Mayo Clinic in Jacksonville and United Therapeutics Corp. are another step closer to opening their proposed lung-restoration center at Mayo’s Southside campus.
The city is reviewing a permit application for Whiting-Turner Contracting Co. to handle a $6.2 million project for soil improvements, foundations and structural concrete work at 14221 Kendall Hinch Circle for a three-story, 75,000-square-foot building on three acres.
That is next to the Birdsall Medical Research and Griffin Cancer Research buildings on the Mayo campus at 4500 San Pablo Road, just off Butler Boulevard.
Mayo Public Affairs Manager Kevin Punsky said Thursday site work is scheduled to start May 1, and the completion of construction is estimated for the first quarter of 2019.
He said it could create about 70 jobs. He said previously that about 25 United Therapeutics staff will run the center, and Mayo Clinic will dedicate about 50 employees to it.
The project owner is listed as Lung Biotechnology PBC of Silver Spring, Md. Lung PBC is a division of United Therapeutics, and Lung PBC is Lung Biotechnology Public Benefit Corporation.
Mayo Clinic and United Therapeutics are partnering to develop and operate the center, but have not confirmed financial details about the scope of the project.
United Therapeutics is a biotechnology company that focuses on the development and commercialization of products for the medical needs of patients in life-threatening conditions.
It and Mayo Clinic said in June 2015 that the goal of the lung-restoration center was to significantly increase the volume of lungs for transplantation by preserving and restoring selected marginal donor lungs, making them viable for transplantation.

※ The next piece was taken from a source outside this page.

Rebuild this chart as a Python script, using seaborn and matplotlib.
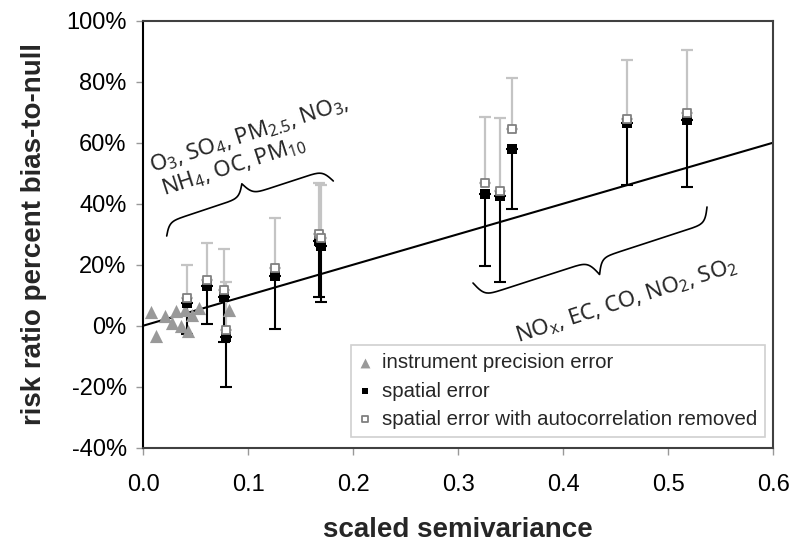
import numpy as np
import matplotlib
matplotlib.use("Agg")
import matplotlib.pyplot as plt
import seaborn as sns
from matplotlib.ticker import FuncFormatter

# instrument precision error (gray triangles)
tri_x = [0.007, 0.012, 0.021, 0.027, 0.031, 0.036, 0.040, 0.043, 0.046, 0.053, 0.082]
tri_y = [4.6, -3.4, 3.2, 0.8, 4.8, -0.1, 5.1, -1.6, 3.5, 5.9, 5.1]

# spatial error (black squares, lower bars) and autocorrelation removed (open squares, upper bars)
sp_x = [0.042, 0.061, 0.077, 0.079, 0.125, 0.167, 0.169, 0.325, 0.340, 0.351, 0.461, 0.518]
sp_y = [7.5, 13.0, 9.5, -3.8, 16.3, 27.8, 26.0, 43.2, 42.6, 57.8, 66.3, 67.4]
sp_low = [-2.8, 0.6, -5.2, -20.2, -1.2, 9.5, 7.9, 19.7, 14.4, 38.2, 46.1, 45.3]
ac_y = [9.2, 15.1, 11.7, -1.4, 18.8, 30.2, 28.6, 46.9, 44.3, 64.4, 67.9, 69.8]
ac_high = [19.9, 27.0, 25.0, 14.4, 35.4, 46.9, 46.1, 68.3, 68.2, 81.1, 87.1, 90.2]

# 1:1 reference line
line_x = [0.0, 0.6]
line_y = [0.0, 60.0]

sns.set_theme(style="white")
plt.rcParams['font.family'] = ['Liberation Sans', 'DejaVu Sans']
plt.rcParams['mathtext.fontset'] = 'custom'
plt.rcParams['mathtext.rm'] = 'Noto Sans'
plt.rcParams['mathtext.it'] = 'Noto Sans:italic'

W, H = 794, 542
fig, ax = plt.subplots(figsize=(W / 100, H / 100), dpi=100)
fig.subplots_adjust(left=0.1805, right=0.974, bottom=0.174, top=0.962)

ax.plot(line_x, line_y, color='black', lw=1.5, zorder=2)

# error bars (one sided)
sp_err = [np.array(sp_y) - np.array(sp_low), np.zeros(len(sp_y))]
ac_err = [np.zeros(len(ac_y)), np.array(ac_high) - np.array(ac_y)]
ax.errorbar(sp_x, ac_y, yerr=ac_err, fmt='none', ecolor='#c4c4c4', elinewidth=1.6,
            capsize=4, capthick=1.6, zorder=3)
ax.errorbar(sp_x, sp_y, yerr=sp_err, fmt='none', ecolor='black', elinewidth=1.5,
            capsize=4, capthick=1.5, zorder=4)

sns.scatterplot(x=tri_x, y=tri_y, marker='^', color='#999999', s=90, linewidth=0,
                label='instrument precision error', ax=ax, zorder=5)
sns.scatterplot(x=sp_x, y=sp_y, marker='s', color='black', s=45, linewidth=0,
                label='spatial error', ax=ax, zorder=6)
sns.scatterplot(x=sp_x, y=ac_y, marker='s', facecolor='white', edgecolor='#808080',
                s=32, linewidth=1.3, label='spatial error with autocorrelation removed',
                ax=ax, zorder=7)

ax.set_xlim(0, 0.6)
ax.set_ylim(-40, 100)
ax.set_xticks(np.arange(0, 0.61, 0.1))
ax.set_yticks(np.arange(-40, 101, 20))
ax.xaxis.set_major_formatter(FuncFormatter(lambda v, p: f"{v:.1f}"))
ax.yaxis.set_major_formatter(FuncFormatter(lambda v, p: f"{v:.0f}%"))
ax.tick_params(axis='both', bottom=True, left=True, direction='out', length=5,
               width=1, color='#999999', labelsize=17, labelcolor='black')
ax.tick_params(axis='x', pad=14)
ax.tick_params(axis='y', pad=7)

for side in ['top', 'right', 'bottom']:
    ax.spines[side].set_color('#404040')
    ax.spines[side].set_linewidth(1.5)
ax.spines['left'].set_color('black')
ax.spines['left'].set_linewidth(1.5)

ax.set_xlabel('scaled semivariance', fontsize=20, fontweight='bold', labelpad=15)
ax.set_ylabel('risk ratio percent bias-to-null', fontsize=20, fontweight='bold', labelpad=14)

leg = ax.legend(loc='lower right', bbox_to_anchor=(0.987, 0.025), fontsize=14.7,
                frameon=True, fancybox=False, edgecolor='#d0d0d0', framealpha=1,
                markerscale=0.75, handlelength=0.6, handletextpad=0.5,
                labelspacing=0.45, borderpad=0.4, borderaxespad=0)
leg.get_frame().set_linewidth(1.2)


def px(x, y):
    return x / W, 1 - y / H


def brace(p0, p1, h, sign):
    p0 = np.array(p0, float)
    p1 = np.array(p1, float)
    L = np.hypot(*(p1 - p0))
    u = (p1 - p0) / L
    n = sign * np.array([u[1], -u[0]])
    t = np.linspace(0, L / 2, 200)
    beta = 0.28
    yh = 1 / (1 + np.exp(-beta * t)) + 1 / (1 + np.exp(-beta * (t - L / 2)))
    yh = (yh - yh[0]) / (yh[-1] - yh[0]) * h
    s = np.concatenate([t, L - t[::-1]])
    y = np.concatenate([yh, yh[::-1]])
    pts = p0[None, :] + s[:, None] * u[None, :] + y[:, None] * n[None, :]
    fx, fy = px(pts[:, 0], pts[:, 1])
    fig.add_artist(plt.Line2D(fx, fy, color='black', lw=1.2, transform=fig.transFigure))


brace((166.7, 236), (333.3, 181), 26, 1)
brace((473, 283), (707, 207), 31, -1)

txt = dict(family=['Noto Sans'], fontsize=16, ha='center', va='center',
           rotation=18, rotation_mode='anchor', transform=fig.transFigure)
fig.text(*px(249, 135), r'O$_\mathrm{3}$, SO$_\mathrm{4}$, PM$_\mathrm{2.5}$, NO$_\mathrm{3}$,', **txt)
fig.text(*px(234, 166), r'NH$_\mathrm{4}$, OC, PM$_\mathrm{10}$', **txt)
fig.text(*px(627, 301), r'NO$_\mathrm{x}$, EC, CO, NO$_\mathrm{2}$, SO$_\mathrm{2}$', **txt)

fig.savefig('out.png', dpi=100)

They said the restored lungs will be made available to patients at Mayo Clinic and other transplant centers throughout the United States.
The building also will be used for Mayo to conduct research. Both Lung PBC and Mayo Clinic activities will produce materials or therapies that Mayo will use in a clinical setting elsewhere on the campus.
As shown to the city, the building would feature six “ex vivo lung perfusion” rooms on the first floor; executive and other offices, workstations, a conference room, command center, call rooms and a gym on the second floor; and labs and offices on the third floor.
The fourth floor is the roof and mechanical and machine rooms. The building is being designed for more floors to be added if needed.
The center was expected to be completed this year. Punsky said that given the state of the growth on the Mayo campus, the organizations recognized there might be some delays “as we continuously evaluate projects to make sure they are coordinated and fit our vision and mission to provide the highest quality of care to our patients as technology evolves.”